In other words, what do we gain by switching from a fairly standardized system of ethics to a personal code of ethics? Ohhhhh, maybe we get to fill in some of the gaps the broad ethical theories seem to have...or we get to eliminate some of the problems they have. Now I want to read and find out!

That said, your review is encouraging and I look forward to picking up the book myself. Do you happen to have a list of "Books everyone should read"?

in the case of ted bundy, his ethical code apparently does not include at least one of the negative "thou shall not" ethics, namely, "thou shall not kill." so as a result, he was breaking a legal action (murder), which then places society in a position to judge his behavior. the same can be said about the nazi doctors, who used a variety of defenses, such as "i only did what i was told" (meaning that, they obeyed the power hierarchy's demands even though it went against their personal ethics and the hippocratic oath to do so). they used fuzzy thinking, combined with a healthy dose of desensitization, to engage in behavior that even they would find reprehensible only a few years earlier.

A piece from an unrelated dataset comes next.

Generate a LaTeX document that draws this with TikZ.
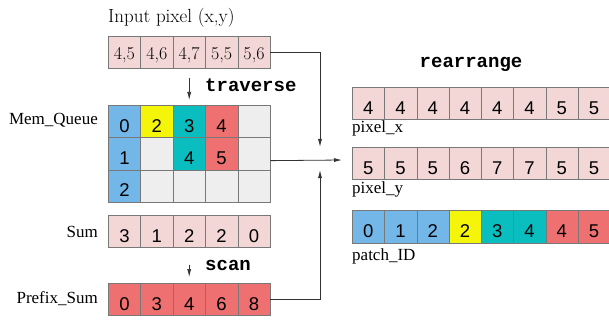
\documentclass[tikz,border=0pt]{standalone}
\usepackage{fontspec}
\usepackage{tikz}
\usetikzlibrary{arrows.meta}
\newfontfamily\labfont{Liberation Serif}
\newfontfamily\digfont{Liberation Sans}
\newfontfamily\codefont{Liberation Mono}
\definecolor{cellpink}{RGB}{243,215,215}
\definecolor{cellblue}{RGB}{115,182,232}
\definecolor{cellyel}{RGB}{245,245,10}
\definecolor{cellteal}{RGB}{10,190,192}
\definecolor{cellred}{RGB}{238,112,112}
\definecolor{cellgray}{RGB}{238,238,238}
\definecolor{cellline}{RGB}{120,120,120}

\tikzset{
  lcell/.style={draw=cellline, anchor=north west, inner sep=0pt, minimum width=32.4pt, minimum height=32.3pt,
    text height=22pt, text depth=0pt, font=\digfont\fontsize{18.5}{18.5}\selectfont},
  rcell/.style={lcell, minimum width=32.25pt},
  lab/.style={inner sep=0pt, font=\labfont\fontsize{17}{17}\selectfont},
  code/.style={inner sep=0pt, font=\codefont\bfseries\fontsize{19}{19}\selectfont},
  flow/.style={->, draw=black!80, line width=0.8pt}
}

\begin{document}
\begin{tikzpicture}[x=1pt, y=-1pt, >={Latex[length=8pt,width=4pt]}]
  % Bildbereich
  \useasboundingbox (0,0) rectangle (609,323);
  \clip (0,0) rectangle (609,323);
  % Eingabe
  \node[anchor=base west, inner sep=0pt, font=\fontsize{19}{19}\selectfont] (title) at (108,23) {Input pixel (x,y)};
  \foreach \v [count=\i] in {{4,5},{4,6},{4,7},{5,5},{5,6}}
    \node[lcell, fill=cellpink, font=\rmfamily\fontsize{18}{18}\selectfont, text height=15pt] (in\i) at ({108+(\i-1)*32.4},36) {\v};
  % Mem_Queue
  \foreach \r/\c/\v/\f in {1/1/0/cellblue, 1/2/2/cellyel, 1/3/3/cellteal, 1/4/4/cellred, 1/5//cellgray,
      2/1/1/cellblue, 2/2//cellgray, 2/3/4/cellteal, 2/4/5/cellred, 2/5//cellgray,
      3/1/2/cellblue, 3/2//cellgray, 3/3//cellgray, 3/4//cellgray, 3/5//cellgray}
    \node[lcell, fill=\f] (mq-\r-\c) at ({108+(\c-1)*32.4},{105+(\r-1)*32.3}) {\v};
  % Sum und Prefix_Sum
  \foreach \v [count=\i] in {3,1,2,2,0}
    \node[lcell, fill=cellpink] (sum\i) at ({108+(\i-1)*32.4},215) {\v};
  \foreach \v [count=\i] in {0,3,4,6,8}
    \node[lcell, fill=cellred] (ps\i) at ({108+(\i-1)*32.4},283) {\v};
  % Beschriftung links
  \node[lab, anchor=base east] (mqlab) at (98,125) {Mem\_Queue};
  \node[lab, anchor=base east] (sumlab) at (98,237) {Sum};
  \node[lab, anchor=base east] (pslab) at (98,303) {Prefix\_Sum};
  \node[code, anchor=base west] (trav) at (205,92) {traverse};
  \node[code, anchor=base west] (scanlab) at (205,270) {scan};
  \draw[->, draw=black!80, line width=0.7pt] ([yshift=-9pt]in3.south) -- ([yshift=5pt]mq-1-3.north);
  \draw[->, draw=black!80, line width=0.7pt] ([yshift=-17pt]sum3.south) -- ([yshift=6pt]ps3.north);
  % rechte Seite
  \node[code, anchor=base] (rearr) at (471,68) {rearrange};
  \foreach \v [count=\i] in {4,4,4,4,4,4,5,5}
    \node[rcell, fill=cellpink] (px\i) at ({352+(\i-1)*32.25},87) {\v};
  \foreach \v [count=\i] in {5,5,5,6,7,7,5,5}
    \node[rcell, fill=cellpink] (py\i) at ({352+(\i-1)*32.25},147) {\v};
  \foreach \v/\f [count=\i] in {0/cellblue,1/cellblue,2/cellblue,2/cellyel,3/cellteal,4/cellteal,4/cellred,5/cellred}
    \node[rcell, fill=\f, minimum height=33pt] (pid\i) at ({352+(\i-1)*32.25},210) {\v};
  \node[lab, anchor=base west] (pxlab) at (352,133) {pixel\_x};
  \node[lab, anchor=base west] (pylab) at (352,193) {pixel\_y};
  \node[lab, anchor=base west] (pidlab) at (352,260) {patch\_ID};
  % Verbindungen
  \coordinate (xdown) at (320,147);
  \coordinate (yin) at (342,160);
  \coordinate (xup) at (320,170);
  \draw[flow] (in5.east) -| (xdown);
  \draw[flow] ([yshift=-7pt]mq-2-5.east) -- (yin);
  \draw[flow] (ps5.east) -| (xup);
\end{tikzpicture}
\end{document}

to answer your question, this book helps you (me) to see where the "cracks" are in our ethics, and to refine what our ethics actually are before the heat of battle. living an ethical life is actually living a life that is consistent, where we know what to expect from ourselves and those close to us (family, friends, colleagues) also know what to expect based on what they've seen us do in other seemingly unimportant situations (the "white lie" situation, for example). it is by our small behaviors that others learn that they can or cannot trust us with the big decisions. situational ethics is where our behavior is dependent upon the context in which we find ourselves .. for example, soldiers who think it is okay to participate in the rape civilian women who then go home to become loving and faithful husbands and fathers .. if a soldier's wife learned that her husband had engaged in such behaviors during a war, could she ever trust him again? indeed, SHOULD she ever trust him again? "but that was war, things were different then" is something that people say to justify such illegal and unethical behavior. but people don't need to sell out their ethics based on a situation, just as some of the German heros of WWII (for example) never sold out their ethics because the situation had changed. i believe there was a movie made about one such hero, "Shindler's List"?

i do have a list of books that i've reviewed, but do not have a specific list of books that everyone should read. if i did have such a list, this book would definitely be on it, though.